On top that that monster of a challenge, SDOT is in turmoil. Perhaps the simplest way to put it is that the Move Seattle levy has put more money and more responsibilities on the department than it was prepared to handle. Big projects are spinning out of control, and leadership is already preparing the public for disappointment as they try to walk back many promises to voters for bold walking, biking and transit improvements.

The way I see it, there are two strategies for a new leader to deal with this situation:

  1. Dramatically water down or cut promised projects, blaming previous leadership for the disappointment. The result would be worse traffic, slower buses stuck in that traffic and the same rate of serious injuries and deaths due to traffic collisions.
  2. Be bold and creative about how the department delivers projects to fulfill promises made to voters in 2015. Maybe the funds aren't there to do full street rebuilds, but there are lower-cost ways to give buses priority, build bike lanes and improve crosswalks without significantly watering down their effectiveness.

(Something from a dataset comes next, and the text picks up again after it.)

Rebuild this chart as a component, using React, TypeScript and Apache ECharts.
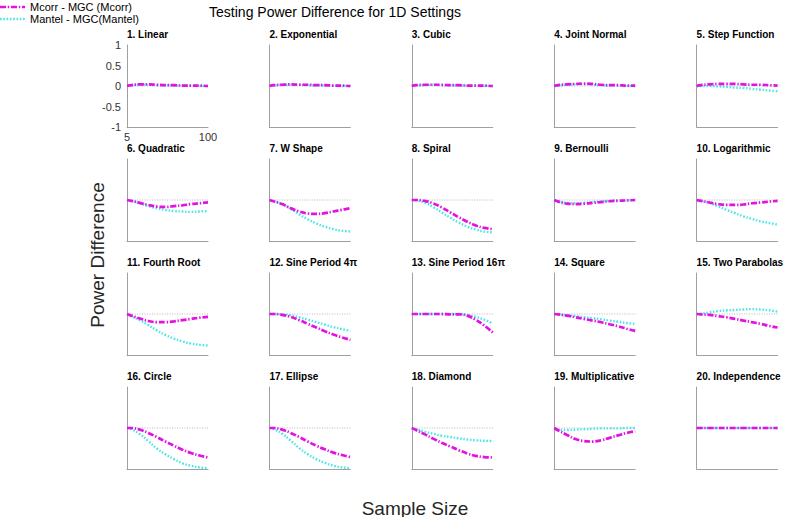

Perhaps this sounds like a lot to put on one person's shoulders. But the good news is that they have help. SDOT has some amazing people on staff who know how to do a lot with limited resources. The Safe Routes to School, Bicycle Program and Road Safety Corridor teams, for example, have done some amazing things with very limited budgets. They need a leader who will challenge them and trust them. Staffers doing bold work need to know the Director will have their backs. That's how to boost morale and create great work.

It often seems like the higher the budget, the more disappointing the outcome is for SDOT projects (I'm looking at you, Mercer Street). A lo-fi revamping of Move Seattle could end up even better than the major capital project version.

Most importantly, the next SDOT Director needs to believe in the walking, biking and transit vision in the city's many transportation plans already developed with public input and approved by City Council. Seattle has some of the best transportation plans in the nation. What we need is a leader who can deliver the vision outlined on those pages.

The key to making all this work is an SDOT leader the public can believe in so people trust the department when a bold change is proposed near their homes and workplaces. SDOT somehow spends too much time and money on public outreach while simultaneously failing to properly communicate the value of projects to nearby communities. The department's next leader needs to know how to inspire.

What we don't need is someone blinded by the car windshield perspective that dominates so many DOTs around the country. The size of the projects the candidate has managed is less important than the impact of those projects. Someone who has led amazing community-level projects would be better than someone who has overseen huge freeway projects.

So, uh, no pressure finding the absolute perfect person to take this nearly impossible job, Mayor Durkan!